President Barack Obama recently told a synagogue audience that he was “the first Jewish President.” The remark was more than a joke: apparently Obama actually believes it. His former adviser David Axelrod told an Israeli television station this week that Obama had boasted privately: “You know, I think I am the closest thing to a Jew that has ever sat in this office.” Aside from the astonishing narcissism–and defensiveness–of that remark, what is striking is just how utterly wrong it is.
Obama’s connections to the Jewish community date to his days in Hyde Park, that rarified elite enclave on Chicago’s South Side. The Obama family moved in across the road from a prominent Reform synagogue, whose rabbi, Arnold Jacob Wolf, shared Obama’s radical politics and was an early supporter. Obama’s community organizing introduced him to other left-wing Jews. In the Illinois State Senate office he shared an office with Ira Silverstein, a rare Orthodox Jewish Democrat.
In sum, Obama’s “Jewishness,” such as it is, is of a liberal political nature. He does not understand the Jewish connection to Israel: the story he told the Jewish congregation about his youthful admiration for Israel’s socialist pioneers is likely a fabrication, having no basis in either of the memoirs that he wrote about himself or the biographies written about him. And his own thin religious convictions provide no real basis for connecting to the rich spiritual legacy of traditional Judaism.
Obama is able to convince himself that is “the closest thing to a Jew” to be president because, as Ben Shapiro has noted, he sees himself, and his virtue, reflected in everything.

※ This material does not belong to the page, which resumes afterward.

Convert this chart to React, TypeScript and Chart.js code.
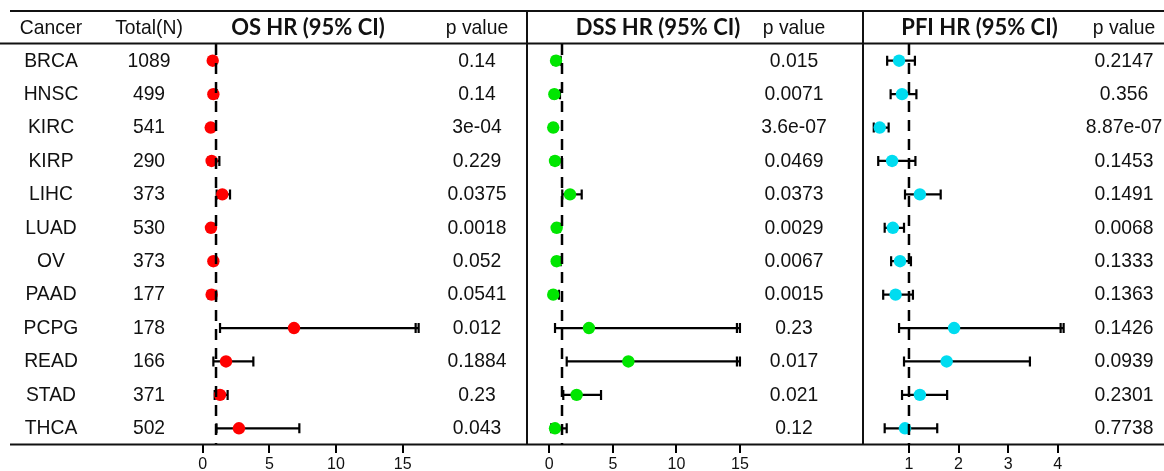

This is a man, after all, who said: “I think that I’m a better speechwriter than my speechwriters. I know more about policies on any particular issue than my policy directors. And I’ll tell you right now that I’m gonna think I’m a better political director than my political director.” More Jewish than the Jews, too.
He is also a man with little interest in history. Indeed, an ignorance of, and impatience with, the facts and lessons of history seems to be the consistent character flaw running throughout his administration, which is determined to pursue failed left-wing policies as if they have never been tried before, here or elsewhere. In this case, Obama seems totally oblivious to the fact that there were several presidents more “Jewish” than he, in ways more authentic than solidarity with the Jewish left.
As John Podhoretz (via Kevin Williamson) noted last time Obama made a similar claim:
James Madison and John Adams, who both read Hebrew, certainly knew more about Judaism than does Barack Obama. In fact, most educated Americans in the early days of our country probably knew more about Judaism….President Wilson, a nasty but well-educated man, appreciated as much when he spoke of the Hebrew commonwealth as a model for the American commonwealth.
Chief among these was Madison, who studied, spoke and read the Hebrew language. Madison not only showed great religious tolerance towards America’s Jews, but also applied the lessons of ancient Jewish history–along with many other civilizations–when he devised a constitutional model that dispersed power among different branches of government, as the best Israelite kings did in circumscribing their own power, leaving religious affairs to independent priestly authorities.
Obama resists the separation of powers, as well as the fundamental Judeo-Christian idea that there are good and evil in the world and that it is not only possible, but necessary, to choose between them. He steadfastly refuses to do so, and believes he has restored America’s stature by yielding to the expansive ambitions of the world’s most evil regimes. On the Iranian front, that appeasement risks the future of Israel itself. Hardly what one might expect from the “first Jewish president.”